**TASK OBJECTIVE**:
From the first line of the data below, repeat each line exactly until you reach the line with "const schemeV = [[-119,10.94],[-46,7.73],[-12,6.35],[56,3.74]];"; include that line too.

** Start DATASET EXTRACT **

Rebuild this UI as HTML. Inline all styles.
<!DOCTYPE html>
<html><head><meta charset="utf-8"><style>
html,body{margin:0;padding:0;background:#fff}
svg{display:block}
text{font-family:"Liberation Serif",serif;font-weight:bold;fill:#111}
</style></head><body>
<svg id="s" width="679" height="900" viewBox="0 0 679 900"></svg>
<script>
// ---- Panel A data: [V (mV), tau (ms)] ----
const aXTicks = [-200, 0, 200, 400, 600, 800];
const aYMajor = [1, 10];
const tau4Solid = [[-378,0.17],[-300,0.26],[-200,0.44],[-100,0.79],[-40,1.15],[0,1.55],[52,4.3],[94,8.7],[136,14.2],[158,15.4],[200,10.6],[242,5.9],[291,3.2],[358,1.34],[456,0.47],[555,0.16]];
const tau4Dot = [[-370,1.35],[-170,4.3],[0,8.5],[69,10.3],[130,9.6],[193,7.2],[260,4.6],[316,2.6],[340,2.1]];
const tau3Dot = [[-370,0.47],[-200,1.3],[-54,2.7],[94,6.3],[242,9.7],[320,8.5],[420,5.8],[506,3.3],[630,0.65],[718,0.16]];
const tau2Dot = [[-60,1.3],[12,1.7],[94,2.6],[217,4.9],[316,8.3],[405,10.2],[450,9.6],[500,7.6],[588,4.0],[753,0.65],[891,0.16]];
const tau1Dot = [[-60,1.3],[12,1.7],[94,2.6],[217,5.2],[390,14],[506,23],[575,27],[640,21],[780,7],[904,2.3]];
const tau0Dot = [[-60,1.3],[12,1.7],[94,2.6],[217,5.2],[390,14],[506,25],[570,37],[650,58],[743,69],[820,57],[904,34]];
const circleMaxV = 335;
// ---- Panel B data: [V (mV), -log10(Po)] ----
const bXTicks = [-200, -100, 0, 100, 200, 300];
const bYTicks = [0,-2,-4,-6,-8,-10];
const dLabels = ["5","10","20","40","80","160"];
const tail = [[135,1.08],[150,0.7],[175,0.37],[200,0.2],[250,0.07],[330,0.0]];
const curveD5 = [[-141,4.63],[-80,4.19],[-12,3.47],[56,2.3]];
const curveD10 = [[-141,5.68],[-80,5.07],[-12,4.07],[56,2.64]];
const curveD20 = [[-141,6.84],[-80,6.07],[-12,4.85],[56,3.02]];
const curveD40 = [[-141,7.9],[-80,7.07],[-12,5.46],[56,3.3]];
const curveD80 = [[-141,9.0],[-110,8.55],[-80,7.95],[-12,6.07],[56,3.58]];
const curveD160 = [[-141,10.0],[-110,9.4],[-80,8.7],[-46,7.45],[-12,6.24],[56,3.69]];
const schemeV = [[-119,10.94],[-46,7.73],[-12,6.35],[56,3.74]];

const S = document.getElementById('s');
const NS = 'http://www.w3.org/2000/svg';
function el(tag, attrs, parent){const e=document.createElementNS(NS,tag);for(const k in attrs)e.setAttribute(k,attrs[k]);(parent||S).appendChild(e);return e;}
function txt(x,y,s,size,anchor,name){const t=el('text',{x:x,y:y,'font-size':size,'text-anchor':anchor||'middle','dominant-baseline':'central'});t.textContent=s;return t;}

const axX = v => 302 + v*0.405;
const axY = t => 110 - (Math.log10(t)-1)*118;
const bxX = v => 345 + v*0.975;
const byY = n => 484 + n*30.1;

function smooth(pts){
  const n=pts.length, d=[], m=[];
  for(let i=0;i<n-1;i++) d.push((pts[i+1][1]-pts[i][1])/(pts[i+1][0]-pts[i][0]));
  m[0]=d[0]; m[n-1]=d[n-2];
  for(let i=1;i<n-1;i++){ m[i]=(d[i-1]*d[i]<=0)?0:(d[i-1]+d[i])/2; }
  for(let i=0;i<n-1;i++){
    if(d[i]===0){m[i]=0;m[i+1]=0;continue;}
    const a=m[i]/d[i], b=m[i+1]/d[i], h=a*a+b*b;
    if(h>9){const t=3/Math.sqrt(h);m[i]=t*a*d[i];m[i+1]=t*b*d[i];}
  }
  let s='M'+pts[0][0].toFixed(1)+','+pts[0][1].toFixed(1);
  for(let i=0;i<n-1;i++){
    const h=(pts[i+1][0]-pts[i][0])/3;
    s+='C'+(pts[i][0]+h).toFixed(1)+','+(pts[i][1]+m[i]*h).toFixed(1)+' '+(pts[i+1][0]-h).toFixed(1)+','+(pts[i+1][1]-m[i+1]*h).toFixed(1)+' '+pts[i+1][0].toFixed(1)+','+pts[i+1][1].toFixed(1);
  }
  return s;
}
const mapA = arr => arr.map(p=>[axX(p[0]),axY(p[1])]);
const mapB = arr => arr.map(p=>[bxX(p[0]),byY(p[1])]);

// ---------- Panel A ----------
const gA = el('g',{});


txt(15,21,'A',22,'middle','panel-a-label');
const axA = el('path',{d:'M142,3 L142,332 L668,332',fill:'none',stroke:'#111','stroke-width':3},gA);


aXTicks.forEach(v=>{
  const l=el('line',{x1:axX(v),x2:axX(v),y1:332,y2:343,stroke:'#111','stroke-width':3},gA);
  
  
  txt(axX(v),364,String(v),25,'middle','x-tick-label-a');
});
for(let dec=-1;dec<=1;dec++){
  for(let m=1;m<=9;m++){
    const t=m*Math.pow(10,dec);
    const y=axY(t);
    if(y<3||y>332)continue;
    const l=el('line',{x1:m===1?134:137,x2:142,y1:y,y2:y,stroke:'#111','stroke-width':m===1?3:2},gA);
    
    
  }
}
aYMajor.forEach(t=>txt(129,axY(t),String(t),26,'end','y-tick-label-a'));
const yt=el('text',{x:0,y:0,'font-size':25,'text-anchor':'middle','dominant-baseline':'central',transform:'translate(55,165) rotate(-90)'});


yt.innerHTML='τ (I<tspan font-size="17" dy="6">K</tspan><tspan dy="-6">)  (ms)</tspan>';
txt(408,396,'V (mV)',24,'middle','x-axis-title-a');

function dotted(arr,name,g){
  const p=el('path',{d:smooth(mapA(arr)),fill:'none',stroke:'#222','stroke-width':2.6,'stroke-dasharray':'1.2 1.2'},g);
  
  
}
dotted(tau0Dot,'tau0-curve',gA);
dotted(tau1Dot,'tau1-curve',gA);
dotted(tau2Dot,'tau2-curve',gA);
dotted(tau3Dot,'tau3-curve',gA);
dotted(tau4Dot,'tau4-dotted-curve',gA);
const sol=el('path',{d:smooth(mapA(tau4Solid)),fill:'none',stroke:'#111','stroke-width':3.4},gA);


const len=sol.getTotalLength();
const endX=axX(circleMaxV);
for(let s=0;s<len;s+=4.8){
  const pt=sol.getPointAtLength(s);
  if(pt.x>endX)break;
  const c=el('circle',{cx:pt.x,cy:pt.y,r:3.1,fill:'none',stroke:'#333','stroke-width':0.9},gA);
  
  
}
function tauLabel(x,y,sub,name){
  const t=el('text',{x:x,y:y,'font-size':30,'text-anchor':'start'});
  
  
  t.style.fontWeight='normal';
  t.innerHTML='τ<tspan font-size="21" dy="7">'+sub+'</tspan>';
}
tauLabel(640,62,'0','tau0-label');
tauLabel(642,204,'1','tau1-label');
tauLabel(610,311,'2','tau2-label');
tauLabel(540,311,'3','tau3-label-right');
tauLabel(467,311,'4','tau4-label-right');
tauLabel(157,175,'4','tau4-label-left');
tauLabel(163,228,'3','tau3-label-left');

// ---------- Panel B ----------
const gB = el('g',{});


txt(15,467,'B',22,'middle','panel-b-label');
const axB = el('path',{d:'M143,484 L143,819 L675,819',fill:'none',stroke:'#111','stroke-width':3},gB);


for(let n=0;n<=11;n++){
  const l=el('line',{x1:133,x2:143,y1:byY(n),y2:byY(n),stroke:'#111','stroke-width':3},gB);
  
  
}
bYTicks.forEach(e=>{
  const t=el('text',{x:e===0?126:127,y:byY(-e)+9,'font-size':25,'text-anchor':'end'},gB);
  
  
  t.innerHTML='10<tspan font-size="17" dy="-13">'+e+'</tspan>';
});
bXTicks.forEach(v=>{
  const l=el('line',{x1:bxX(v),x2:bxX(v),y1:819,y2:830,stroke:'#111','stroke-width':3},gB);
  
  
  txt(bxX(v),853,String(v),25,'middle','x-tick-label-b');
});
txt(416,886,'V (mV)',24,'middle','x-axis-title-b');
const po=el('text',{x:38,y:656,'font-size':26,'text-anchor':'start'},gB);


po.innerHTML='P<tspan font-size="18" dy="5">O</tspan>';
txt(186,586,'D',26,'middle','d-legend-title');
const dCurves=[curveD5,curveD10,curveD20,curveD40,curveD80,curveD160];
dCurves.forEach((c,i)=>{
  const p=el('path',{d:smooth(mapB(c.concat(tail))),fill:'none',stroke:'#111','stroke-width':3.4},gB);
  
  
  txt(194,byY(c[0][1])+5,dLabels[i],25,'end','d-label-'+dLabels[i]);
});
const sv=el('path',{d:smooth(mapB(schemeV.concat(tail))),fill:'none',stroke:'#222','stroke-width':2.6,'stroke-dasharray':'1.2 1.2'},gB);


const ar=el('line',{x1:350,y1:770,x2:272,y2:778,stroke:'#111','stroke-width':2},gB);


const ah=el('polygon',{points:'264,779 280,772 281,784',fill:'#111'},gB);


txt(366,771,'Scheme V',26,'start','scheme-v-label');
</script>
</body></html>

** End DATASET EXTRACT **

**THE SOLUTION**:
Rebuild this UI as HTML. Inline all styles.
<!DOCTYPE html>
<html><head><meta charset="utf-8"><style>
html,body{margin:0;padding:0;background:#fff}
svg{display:block}
text{font-family:"Liberation Serif",serif;font-weight:bold;fill:#111}
</style></head><body>
<svg id="s" width="679" height="900" viewBox="0 0 679 900"></svg>
<script>
// ---- Panel A data: [V (mV), tau (ms)] ----
const aXTicks = [-200, 0, 200, 400, 600, 800];
const aYMajor = [1, 10];
const tau4Solid = [[-378,0.17],[-300,0.26],[-200,0.44],[-100,0.79],[-40,1.15],[0,1.55],[52,4.3],[94,8.7],[136,14.2],[158,15.4],[200,10.6],[242,5.9],[291,3.2],[358,1.34],[456,0.47],[555,0.16]];
const tau4Dot = [[-370,1.35],[-170,4.3],[0,8.5],[69,10.3],[130,9.6],[193,7.2],[260,4.6],[316,2.6],[340,2.1]];
const tau3Dot = [[-370,0.47],[-200,1.3],[-54,2.7],[94,6.3],[242,9.7],[320,8.5],[420,5.8],[506,3.3],[630,0.65],[718,0.16]];
const tau2Dot = [[-60,1.3],[12,1.7],[94,2.6],[217,4.9],[316,8.3],[405,10.2],[450,9.6],[500,7.6],[588,4.0],[753,0.65],[891,0.16]];
const tau1Dot = [[-60,1.3],[12,1.7],[94,2.6],[217,5.2],[390,14],[506,23],[575,27],[640,21],[780,7],[904,2.3]];
const tau0Dot = [[-60,1.3],[12,1.7],[94,2.6],[217,5.2],[390,14],[506,25],[570,37],[650,58],[743,69],[820,57],[904,34]];
const circleMaxV = 335;
// ---- Panel B data: [V (mV), -log10(Po)] ----
const bXTicks = [-200, -100, 0, 100, 200, 300];
const bYTicks = [0,-2,-4,-6,-8,-10];
const dLabels = ["5","10","20","40","80","160"];
const tail = [[135,1.08],[150,0.7],[175,0.37],[200,0.2],[250,0.07],[330,0.0]];
const curveD5 = [[-141,4.63],[-80,4.19],[-12,3.47],[56,2.3]];
const curveD10 = [[-141,5.68],[-80,5.07],[-12,4.07],[56,2.64]];
const curveD20 = [[-141,6.84],[-80,6.07],[-12,4.85],[56,3.02]];
const curveD40 = [[-141,7.9],[-80,7.07],[-12,5.46],[56,3.3]];
const curveD80 = [[-141,9.0],[-110,8.55],[-80,7.95],[-12,6.07],[56,3.58]];
const curveD160 = [[-141,10.0],[-110,9.4],[-80,8.7],[-46,7.45],[-12,6.24],[56,3.69]];
const schemeV = [[-119,10.94],[-46,7.73],[-12,6.35],[56,3.74]];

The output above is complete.